Prices of soybean and its derivatives have risen in September and October 2019 in the Brazilian market due to several reasons. There is a general scarcity of stocks and a lack of rain in the soybean production areas, combined with high domestic and international demand. The uncertainty in agreements with the USA and China has also increased the demand for future contracts from Chinese buyers who want to guarantee supply and avoid a shortage.
Prices for Brazilian soybeans have been high since 2018, due to the US-China trade conflict. In October 2017, the price for a 60 kg bag of soybeans was around BRL 72.00 (USD 17.20). In 2018, the price in October hovered around BRL 90.00 (USD 21.50) whist this year October it hovered around BRL 88.00 (USD 21.02). The prices have been increasing since August 2019 and have hovered around BRL 88.00 for the last two months, a very high price level. Despite the high prices in the Brazilian market, the Brazilian soybean is competitively priced for international buyers due to high prices for US soybeans.
Brazil produced approximately 117 million tons of soybean this past year, a slight decrease from 122 tons in 2018. However, the gap between Brazil’s production and production in the US widened significantly, mainly due to a drop in US production. In 2019, Brazil produced 27% more soybeans than the US, the largest gap ever. The expectations for 2020 are very positive, as the total planted area grew by 3% this year.
Nevertheless, the soybeans in stock from the previous season are currently running low, mainly due to very high international demand and exports this year. This high demand has drained the storages quickly, influencing the price. A lack of rain during the planting season, the beginning of September, also caused a delay in planting. Even though Brazil has caught up since, and the 2020 harvest for soybeans is expected to be very high, this has also put upward pressure on the prices.
The situation on the demand-side of the market has an even stronger effect on the Brazilian soybean prices. The trade conflict between the US and China has caused a massive influx of demand from China for Brazilian soybeans. In October alone, China imported 6.18 million tons of soy, of which 61% came from Brazil and so far in 2019, the country imported around 48.9 million tons of Soy from Brazil.
The trade conflict has significantly reduced soybean stocks in China, as US imports have decreased significantly. To ensure a steady supply in 2020, many Chinese traders are locking in purchases at the beginning of the 2020 soybean season. This high demand for Brazilian soybean futures severely ramps up the price.
A final factor leading to higher prices for Brazilian soybeans is the depreciation of the Brazilian Real versus the US Dollar. Between November 1st and 27th, the currency already registered an accumulated increase of 6.64%, jumping from BRL 3.9919 to BRL 4.257. This makes the Brazilian soybeans more attractive to foreign buyers.

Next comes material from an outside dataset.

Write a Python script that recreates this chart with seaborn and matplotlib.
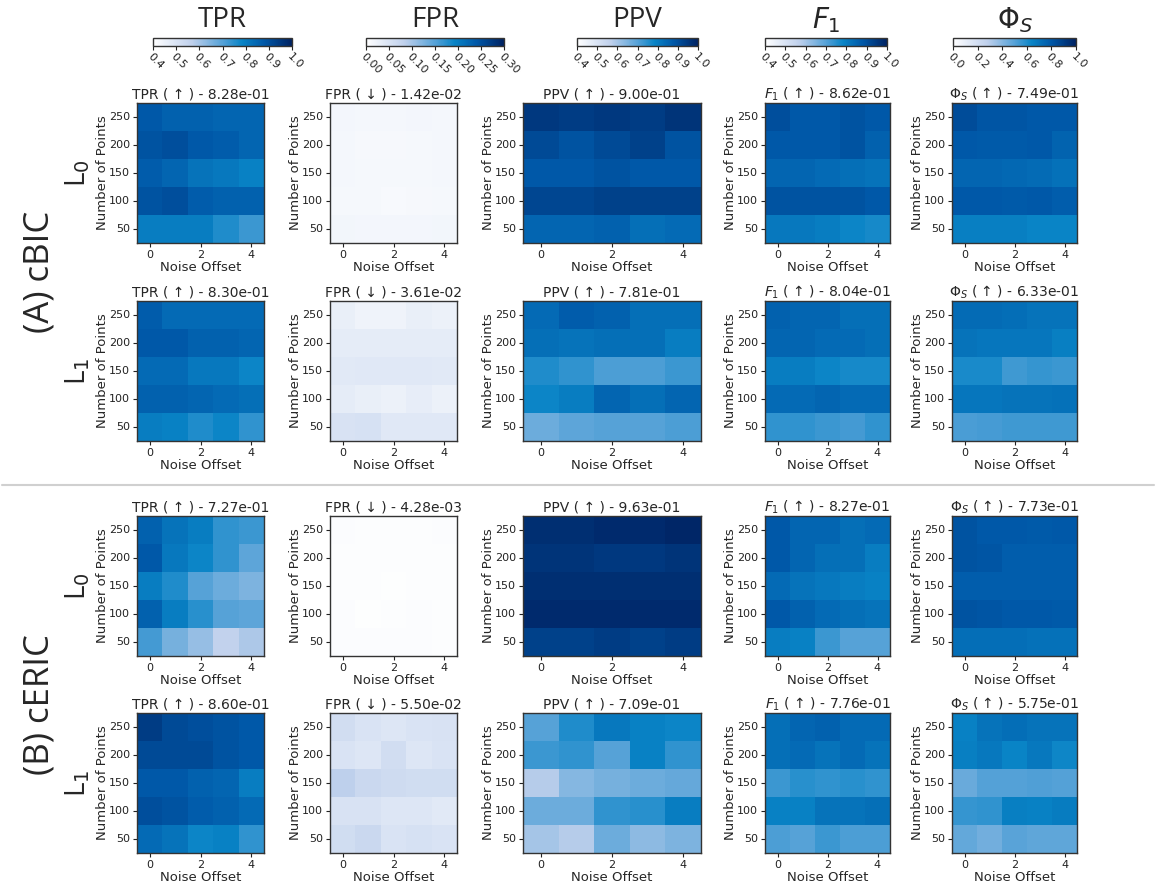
import numpy as np
import pandas as pd
import matplotlib
matplotlib.use("Agg")
import matplotlib.pyplot as plt
import seaborn as sns
from matplotlib.colors import LinearSegmentedColormap, Normalize
from matplotlib.cm import ScalarMappable

# ---------------- data ----------------
noise_offsets = [0, 1, 2, 3, 4]
n_points = [250, 200, 150, 100, 50]          # top row first
metrics = ["TPR", "FPR", "PPV", "F1", "PhiS"]
metric_labels = ["TPR", "FPR", "PPV", "$F_1$", r"$\Phi_S$"]
metric_arrows = ["↑", "↓", "↑", "↑", "↑"]
metric_ranges = [(0.4, 1.0), (0.0, 0.30), (0.4, 1.0), (0.4, 1.0), (0.0, 1.0)]
metric_ticks = [
    [0.4, 0.5, 0.6, 0.7, 0.8, 0.9, 1.0],
    [0.00, 0.05, 0.10, 0.15, 0.20, 0.25, 0.30],
    [0.4, 0.5, 0.6, 0.7, 0.8, 0.9, 1.0],
    [0.4, 0.5, 0.6, 0.7, 0.8, 0.9, 1.0],
    [0.0, 0.2, 0.4, 0.6, 0.8, 1.0],
]
metric_tickfmt = ["{:.1f}", "{:.2f}", "{:.1f}", "{:.1f}", "{:.1f}"]

methods = ["(A) cBIC", "(B) cERIC"]
penalties = ["L$_0$", "L$_1$"]

# overall scores shown in panel titles (rows: cBIC L0, cBIC L1, cERIC L0, cERIC L1)
overall_scores = [
    [8.28e-01, 1.42e-02, 9.00e-01, 8.62e-01, 7.49e-01],
    [8.30e-01, 3.61e-02, 7.81e-01, 8.04e-01, 6.33e-01],
    [7.27e-01, 4.28e-03, 9.63e-01, 8.27e-01, 7.73e-01],
    [8.60e-01, 5.50e-02, 7.09e-01, 7.76e-01, 5.75e-01],
]

# ---- cBIC, L0 ----
cbic_l0_tpr = [[0.88, 0.86, 0.86, 0.85, 0.85],
               [0.89, 0.90, 0.88, 0.87, 0.85],
               [0.87, 0.85, 0.82, 0.81, 0.79],
               [0.89, 0.90, 0.87, 0.86, 0.86],
               [0.80, 0.80, 0.80, 0.76, 0.73]]
cbic_l0_fpr = [[0.016, 0.015, 0.015, 0.016, 0.015],
               [0.015, 0.012, 0.012, 0.014, 0.015],
               [0.015, 0.014, 0.013, 0.014, 0.015],
               [0.014, 0.013, 0.011, 0.012, 0.013],
               [0.017, 0.016, 0.016, 0.016, 0.017]]
cbic_l0_ppv = [[0.95, 0.94, 0.95, 0.94, 0.96],
               [0.91, 0.89, 0.91, 0.93, 0.89],
               [0.88, 0.88, 0.89, 0.88, 0.88],
               [0.92, 0.92, 0.93, 0.93, 0.93],
               [0.85, 0.85, 0.86, 0.83, 0.84]]
cbic_l0_f1 = [[0.90, 0.88, 0.88, 0.89, 0.88],
              [0.88, 0.88, 0.88, 0.89, 0.86],
              [0.85, 0.85, 0.84, 0.83, 0.82],
              [0.89, 0.89, 0.89, 0.89, 0.88],
              [0.81, 0.81, 0.80, 0.78, 0.77]]
cbic_l0_phi = [[0.84, 0.81, 0.81, 0.80, 0.80],
               [0.80, 0.79, 0.79, 0.80, 0.76],
               [0.75, 0.75, 0.74, 0.73, 0.71],
               [0.80, 0.80, 0.79, 0.80, 0.78],
               [0.66, 0.66, 0.66, 0.64, 0.64]]

# ---- cBIC, L1 ----
cbic_l1_tpr = [[0.87, 0.84, 0.84, 0.84, 0.84],
               [0.88, 0.88, 0.86, 0.86, 0.85],
               [0.84, 0.84, 0.81, 0.81, 0.78],
               [0.86, 0.86, 0.85, 0.84, 0.83],
               [0.80, 0.79, 0.76, 0.78, 0.74]]
cbic_l1_fpr = [[0.030, 0.022, 0.022, 0.030, 0.025],
               [0.035, 0.035, 0.035, 0.035, 0.035],
               [0.040, 0.042, 0.042, 0.042, 0.040],
               [0.035, 0.030, 0.025, 0.032, 0.025],
               [0.052, 0.055, 0.042, 0.042, 0.042]]
cbic_l1_ppv = [[0.84, 0.87, 0.86, 0.83, 0.83],
               [0.83, 0.82, 0.83, 0.83, 0.80],
               [0.76, 0.74, 0.71, 0.71, 0.73],
               [0.78, 0.80, 0.85, 0.83, 0.85],
               [0.67, 0.69, 0.70, 0.70, 0.71]]
cbic_l1_f1 = [[0.86, 0.85, 0.85, 0.83, 0.83],
              [0.85, 0.85, 0.84, 0.84, 0.83],
              [0.80, 0.80, 0.78, 0.77, 0.77],
              [0.84, 0.84, 0.85, 0.84, 0.84],
              [0.74, 0.74, 0.73, 0.72, 0.74]]
cbic_l1_phi = [[0.73, 0.73, 0.72, 0.70, 0.70],
               [0.70, 0.69, 0.69, 0.69, 0.66],
               [0.61, 0.61, 0.54, 0.56, 0.55],
               [0.69, 0.69, 0.70, 0.70, 0.71],
               [0.52, 0.53, 0.54, 0.54, 0.54]]

# ---- cERIC, L0 ----
ceric_l0_tpr = [[0.86, 0.82, 0.80, 0.74, 0.73],
                [0.88, 0.81, 0.78, 0.74, 0.69],
                [0.80, 0.76, 0.70, 0.67, 0.65],
                [0.86, 0.80, 0.75, 0.70, 0.69],
                [0.72, 0.66, 0.62, 0.56, 0.59]]
ceric_l0_fpr = [[0.005, 0.004, 0.004, 0.004, 0.005],
                [0.004, 0.004, 0.004, 0.004, 0.004],
                [0.004, 0.004, 0.003, 0.004, 0.004],
                [0.005, 0.003, 0.004, 0.005, 0.004],
                [0.005, 0.005, 0.005, 0.005, 0.004]]
ceric_l0_ppv = [[0.97, 0.97, 0.98, 0.98, 0.99],
                [0.96, 0.96, 0.95, 0.95, 0.96],
                [0.97, 0.97, 0.97, 0.97, 0.97],
                [0.98, 0.98, 0.98, 0.98, 0.98],
                [0.93, 0.93, 0.94, 0.93, 0.94]]
ceric_l0_f1 = [[0.88, 0.85, 0.85, 0.83, 0.84],
               [0.88, 0.85, 0.83, 0.83, 0.80],
               [0.84, 0.82, 0.81, 0.80, 0.79],
               [0.88, 0.86, 0.84, 0.83, 0.82],
               [0.80, 0.79, 0.73, 0.70, 0.70]]
ceric_l0_phi = [[0.82, 0.80, 0.80, 0.79, 0.80],
                [0.82, 0.81, 0.78, 0.78, 0.78],
                [0.78, 0.78, 0.78, 0.78, 0.78],
                [0.82, 0.81, 0.80, 0.80, 0.79],
                [0.72, 0.72, 0.72, 0.71, 0.71]]

# ---- cERIC, L1 ----
ceric_l1_tpr = [[0.94, 0.91, 0.90, 0.89, 0.88],
                [0.91, 0.91, 0.91, 0.89, 0.88],
                [0.88, 0.88, 0.86, 0.85, 0.80],
                [0.90, 0.89, 0.87, 0.86, 0.84],
                [0.84, 0.82, 0.78, 0.79, 0.74]]
ceric_l1_fpr = [[0.060, 0.050, 0.045, 0.050, 0.052],
                [0.050, 0.045, 0.060, 0.045, 0.050],
                [0.085, 0.070, 0.065, 0.062, 0.062],
                [0.052, 0.052, 0.045, 0.045, 0.040],
                [0.062, 0.070, 0.050, 0.055, 0.050]]
ceric_l1_ppv = [[0.70, 0.76, 0.81, 0.79, 0.78],
                [0.73, 0.74, 0.70, 0.79, 0.74],
                [0.58, 0.64, 0.66, 0.67, 0.68],
                [0.67, 0.67, 0.74, 0.75, 0.80],
                [0.60, 0.58, 0.67, 0.63, 0.65]]
ceric_l1_f1 = [[0.83, 0.85, 0.86, 0.84, 0.84],
               [0.83, 0.84, 0.82, 0.84, 0.82],
               [0.73, 0.75, 0.74, 0.75, 0.74],
               [0.79, 0.79, 0.82, 0.82, 0.83],
               [0.71, 0.70, 0.73, 0.71, 0.71]]
ceric_l1_phi = [[0.65, 0.70, 0.72, 0.70, 0.70],
                [0.66, 0.68, 0.64, 0.68, 0.63],
                [0.46, 0.50, 0.50, 0.51, 0.50],
                [0.56, 0.57, 0.66, 0.65, 0.67],
                [0.47, 0.44, 0.49, 0.48, 0.48]]

grids = [
    [cbic_l0_tpr, cbic_l0_fpr, cbic_l0_ppv, cbic_l0_f1, cbic_l0_phi],
    [cbic_l1_tpr, cbic_l1_fpr, cbic_l1_ppv, cbic_l1_f1, cbic_l1_phi],
    [ceric_l0_tpr, ceric_l0_fpr, ceric_l0_ppv, ceric_l0_f1, ceric_l0_phi],
    [ceric_l1_tpr, ceric_l1_fpr, ceric_l1_ppv, ceric_l1_f1, ceric_l1_phi],
]

# ---------------- styling ----------------
sns.set_theme(style="white")
plt.rcParams["font.family"] = ["DejaVu Sans"]

cmap = LinearSegmentedColormap.from_list(
    "metric_blues",
    [(0.00, "#ffffff"), (0.28, "#bfd0ec"), (0.52, "#4b9dd5"),
     (0.64, "#0984c6"), (0.80, "#0058a8"), (1.00, "#002262")])

W, H = 1156, 886
fig = plt.figure(figsize=(W / 100, H / 100), dpi=100)


def box(l, t, r, b):
    return [l / W, 1 - b / H, (r - l) / W, (b - t) / H]


col_heat_x = [(137, 264), (330, 457), (523, 701), (765, 890), (952, 1077)]
col_cbar_x = [(153, 292), (366, 504), (577, 698), (765, 887), (953, 1076)]
row_heat_y = [(103, 243), (301, 441), (516, 656), (713, 853)]

# column headers with colour bars
for j in range(5):
    l, r = col_cbar_x[j]
    vmin, vmax = metric_ranges[j]
    cax = fig.add_axes(box(l, 38, r, 46))
    sm = ScalarMappable(norm=Normalize(vmin, vmax), cmap=cmap)
    cb = fig.colorbar(sm, cax=cax, orientation="horizontal")
    cb.set_ticks(metric_ticks[j])
    cb.set_ticklabels([metric_tickfmt[j].format(t) for t in metric_ticks[j]])
    cax.tick_params(axis="x", labelsize=8, rotation=-45, length=3, width=0.8,
                    pad=1, colors="#222222")
    for lab in cax.get_xticklabels():
        lab.set_ha("left")
        lab.set_rotation_mode("anchor")
    cb.outline.set_edgecolor("#333333")
    cb.outline.set_linewidth(1.0)
    fig.text((l + r) / 2 / W, 1 - 20 / H, metric_labels[j], ha="center",
             va="center", fontsize=20, family=["Open Sans", "DejaVu Sans"])

# heatmap panels
for i in range(4):
    t, b = row_heat_y[i]
    for j in range(5):
        l, r = col_heat_x[j]
        ax = fig.add_axes(box(l, t, r, b))
        vmin, vmax = metric_ranges[j]
        df = pd.DataFrame(grids[i][j], index=n_points, columns=noise_offsets)
        sns.heatmap(df, ax=ax, cmap=cmap, vmin=vmin, vmax=vmax, cbar=False,
                    square=False, linewidths=0)
        ax.set_xticks([0.5, 2.5, 4.5])
        ax.set_xticklabels(["0", "2", "4"], rotation=0)
        ax.set_yticks([k + 0.5 for k in range(5)])
        ax.set_yticklabels([str(v) for v in n_points], rotation=0)
        ax.tick_params(axis="both", labelsize=8, length=3, width=0.8,
                       colors="#222222", pad=2)
        ax.tick_params(axis="both", bottom=True, left=True)
        ax.set_xlabel("Noise Offset", fontsize=9.5, labelpad=1)
        ax.set_ylabel("Number of Points", fontsize=9.5, labelpad=0)
        for sp in ax.spines.values():
            sp.set_visible(True)
            sp.set_edgecolor("#333333")
            sp.set_linewidth(1.0)
        score = overall_scores[i][j]
        ax.set_title(f"{metric_labels[j]} ( {metric_arrows[j]} ) - {score:.2e}",
                     fontsize=10, pad=3)

# row annotations
for i in range(4):
    t, b = row_heat_y[i]
    fig.text(78 / W, 1 - (t + b) / 2 / H, penalties[i % 2], rotation=90,
             ha="center", va="center", fontsize=20,
             family=["Open Sans", "DejaVu Sans"])

fig.text(40 / W, 1 - 272 / H, methods[0], rotation=90, ha="center",
         va="center", fontsize=25, family=["Open Sans", "DejaVu Sans"])
fig.text(40 / W, 1 - 705 / H, methods[1], rotation=90, ha="center",
         va="center", fontsize=25, family=["Open Sans", "DejaVu Sans"])

# separator between the two method blocks
fig.add_artist(plt.Line2D([2 / W, 1154 / W], [1 - 485 / H, 1 - 485 / H],
                          color="#d0d0d0", linewidth=1.5))

fig.savefig("out.png", dpi=100, facecolor="white")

Brazilian soybeans are more very competitively priced for Chinese buyers as they are not taxed like the US soybeans are. The first shipments of the new season will start in early February, by which time prices are expected to go down slightly due to the high availability of the crop. It remains to be seen whether Brazilian soybeans remain cheaper than the US product, as that largely depends on the outcome of the US-China trade talks. Currently, the price for soybeans in Brazil is slightly edging down, but still higher than average.